As the industry adjusts to working during a pandemic and prepares for the likelihood of future resurgences, addressing the climate emergency and tackling water scarcity must also remain priorities.
Urgent steps are needed to become more sustainable, such as investing in smart, data-led technologies and accelerating digitalisation.
Focusing on personal development and the upskilling of employees ready for these vital future roles, not only expands the capability within the business and increases its resilience, but it also reassures staff that they are being invested in during an uncertain time.
3) Source platforms that encourage interaction
To ensure online training remains innovative and engaging, a variety of digital training and conferencing tools are now available.
Using a training platform such as Menti.com, online courses can still be interactive, with quizzes, polls and Q&As.
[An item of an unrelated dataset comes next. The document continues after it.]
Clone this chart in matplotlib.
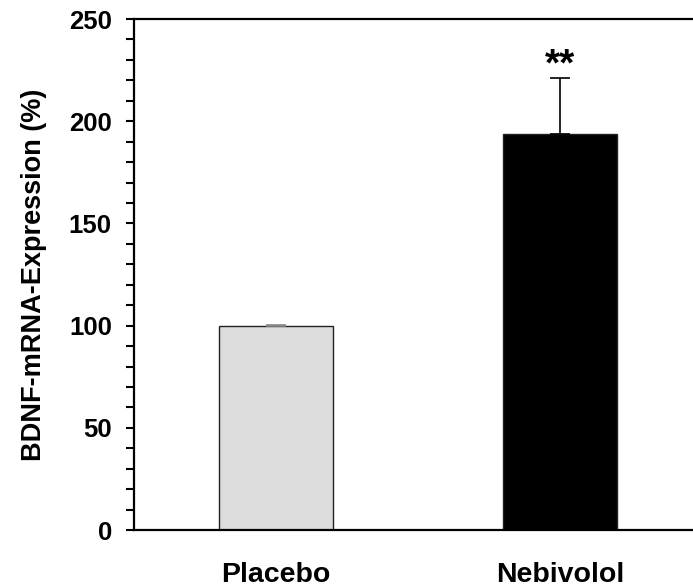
import numpy as np
import matplotlib.pyplot as plt
from matplotlib.ticker import MultipleLocator

# Datos de expresión de BDNF-mRNA (% respecto a placebo)
grupos = ["Placebo", "Nebivolol"]
expresion = [100, 194]
error_std = [0.5, 27]
colores = ["#dcdcdc", "#000000"]
colores_error = ["#888888", "black"]
marca_signif = "**"

plt.rcParams["font.family"] = ["Liberation Sans", "DejaVu Sans"]
plt.rcParams["font.weight"] = "bold"

fig = plt.figure(figsize=(6.93, 5.88), dpi=100)
ax = fig.add_axes([0.1934, 0.0986, 0.8196, 0.869])

x = np.arange(len(grupos))
ax.bar(x, expresion, width=0.4, color=colores, edgecolor="#222222", linewidth=1.0, zorder=2)

# Sólo la barra superior del error
for xi, yi, ei, ci in zip(x, expresion, error_std, colores_error):
    ax.errorbar(xi, yi, yerr=[[0], [ei]], fmt="none", ecolor=ci,
                elinewidth=1.2, capsize=7, capthick=1.2, zorder=3)

ax.text(x[1], expresion[1] + error_std[1] - 2.5, marca_signif, ha="center", va="bottom",
        fontsize=28, fontweight="bold")

ax.set_xlim(-0.5, 1.5)
ax.set_ylim(0, 250)
ax.yaxis.set_major_locator(MultipleLocator(50))
ax.yaxis.set_minor_locator(MultipleLocator(10))

ax.set_xticks(x)
ax.set_xticklabels(grupos, fontsize=20.5, fontweight="bold")
ax.tick_params(axis="x", length=0, pad=23)
ax.tick_params(axis="y", which="both", direction="out", length=6, width=1.5,
               labelsize=18.5, pad=10)
for lbl in ax.get_yticklabels():
    lbl.set_fontweight("bold")

ax.set_ylabel("BDNF-mRNA-Expression (%)", fontsize=19.5, fontweight="bold", labelpad=16)

for lado in ["left", "top", "bottom"]:
    ax.spines[lado].set_linewidth(1.6)
ax.spines["right"].set_visible(False)

fig.savefig("out.png", dpi=100)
By keeping group sizes small – with a maximum of 12 delegates - everyone becomes involved.
On occasions where you have larger groups coming together, it has to be accepted that not everyone will get a chance to speak during the event.
On occasions such as these, it is particularly important that all participants have an opportunity to leave comments, ask questions and give feedback afterwards and for their input to be acknowledged.
4) Present with energy
While there are now new technical elements to consider, the main principles of virtual training are the same as in-person training: delivery is just as important as content if participants are to remain engaged and focussed.
Feedback tells us enthusiasm and passion for subjects are key elements in the success of training - this energy is essential in an e-classroom.
"Delivery is just as important as content if participants are to remain engaged and focussed."
One way to do this is to get people out of their seats, stretching and moving around, ask questions, encourage conversation and debate, be creative and exuberant in your approach and make people laugh.
5) Embrace the change
Isle is looking forward to running face-to-face training courses again. The willingness of the water sector to continue learning and sharing virtually proves how adaptable it can be.
Perhaps in the long-term, a greater mix of approaches to training, knowledge-sharing and networking can be expected.
Workplaces are unlikely to see a complete return to how they were before. The pandemic has demonstrated just how effectively people can work from home. Furthermore, training budgets may be cut as financial implications of the crisis begin to hit, and anxiety around travel may remain for some time.
At the same time, online tools will continue to evolve and expand, and employees will become more confident using them. Virtual training and learning programmes will become a permanent feature for many organisations.
It is reassuring to see the water industry embracing the opportunity to interact, share and learn in new ways.